The choice
Kavanaugh is highly qualified but also political
If confirmed, Judge Brett Kavanaugh will be President Donald Trump’s second appointment to the Supreme Court. It is an odd choice. Judge Kavanaugh, a federal appeals court judge in Washington, has neither the pizzazz of Judge Amy Coney Barrett nor the gravitas of Pittsburgh’s Thomas Hardiman. He has the real world, up-from-the-bootstraps, appeal of neither.
Instead Judge Kavanaugh is an essentially political animal who worked for George W. Bush in his White House and Ken Starr during his investigation into Bill Clinton. He is an insider’s insider. Senate Majority Leader Mitch McConnell advised the president not to nominate him — too much baggage and too long a paper trail.
The president did anyway, consistent with his occasional pattern: When you start to get ahead of the game, promptlyshoot yourself in the foot.
Judge Hardiman, by contrast, would have been a sober, solid and safe nominee. He was most recently confirmed in the Senate 95-to-0, and, before that, by voice vote.
Judge Kavanaugh will educate us on his jurisprudence. Let us have the confirmation hearings and listen. He is a free-speech advocate, but mostly with regard to campaign finance. He is strong for the separation of powers. There is no question that he is qualified, and maybe his political skills will get him through the process. He has said, for example, that one rule of being a good judge is “don’t be a jerk.” But he is an essentially political nominee instead of a juridical one, as Mr. Hardiman would have been and Neil Gorsuch was, and that seems a risk.
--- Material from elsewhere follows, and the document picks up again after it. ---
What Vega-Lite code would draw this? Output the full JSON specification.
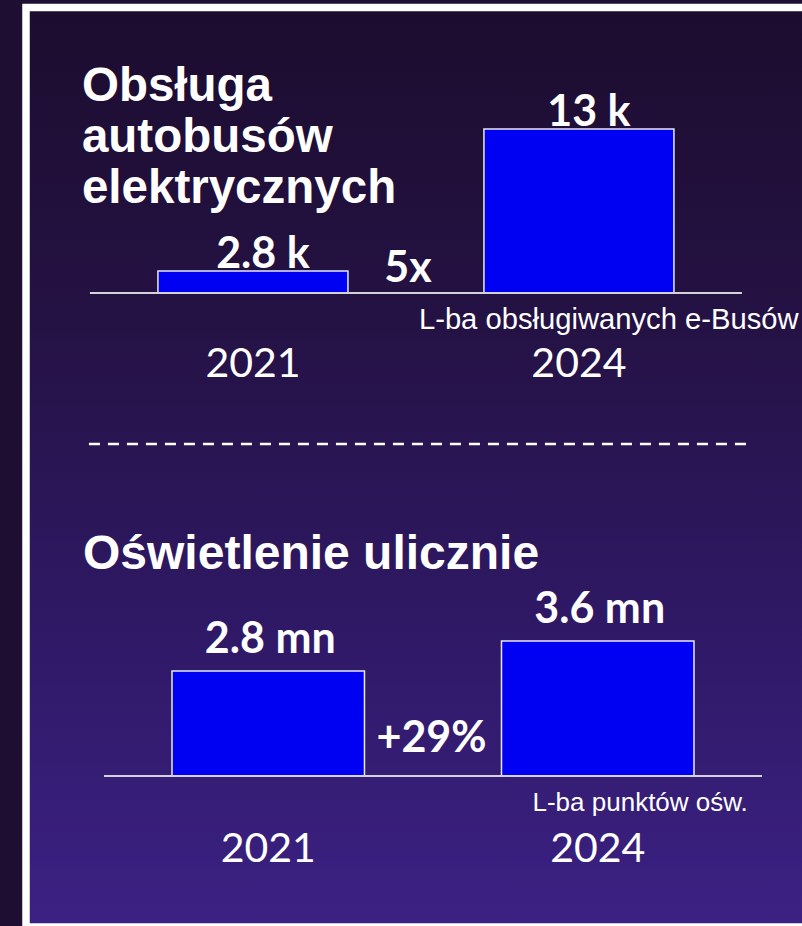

There are three more things to be said, as an immediate reaction, to this nomination:
First, this is not the nomination that the caricatured Donald Trump would make. It is not a flashy, divisive or reckless nomination. Instead it is a Bush-type nomination — establishment-oriented and unimaginative. And one that may cost as much and be as hard to win as a daring one.
Second, until Merrick Garland, this was the approach of Barack Obama: politics trumping law; the establishment figure over the maverick thinker. He nominated two very bright and admirable women, Elena Kagan and Sonia Sotomayor, to the court. But they are more left than center left.
And, third, center-consensus picks — judges chosen for their judicial temperament and professionalism — were once the norm. It all went off the rails with the Bork hearings in 1987 and the Clarence Thomas hearings in 1991 — both of which became three-ring circuses.
In the former case, a scholarly conservative man was cast as a crazed zealot, and a new phrase — to be “Borked” — entered the lexicon. In the latter case, a man of limited qualification was cynically nominated by a Republican president and the proceedings then became a psychodrama, sometimes a tragic opera, about contested allegations of sexual harassment. Nobody behaved well in that chapter of our discontent.
Supreme Court nominees have always been political in the large sense, but they were one step away from partisanship and two from ideology. Presidents were granted deference for their choice, and the focus was on qualification. The Bork and Thomas fiascoes changed that. Donald Trump missed the chance to change the change. This nomination fight may wellbe a partisan bloodbath.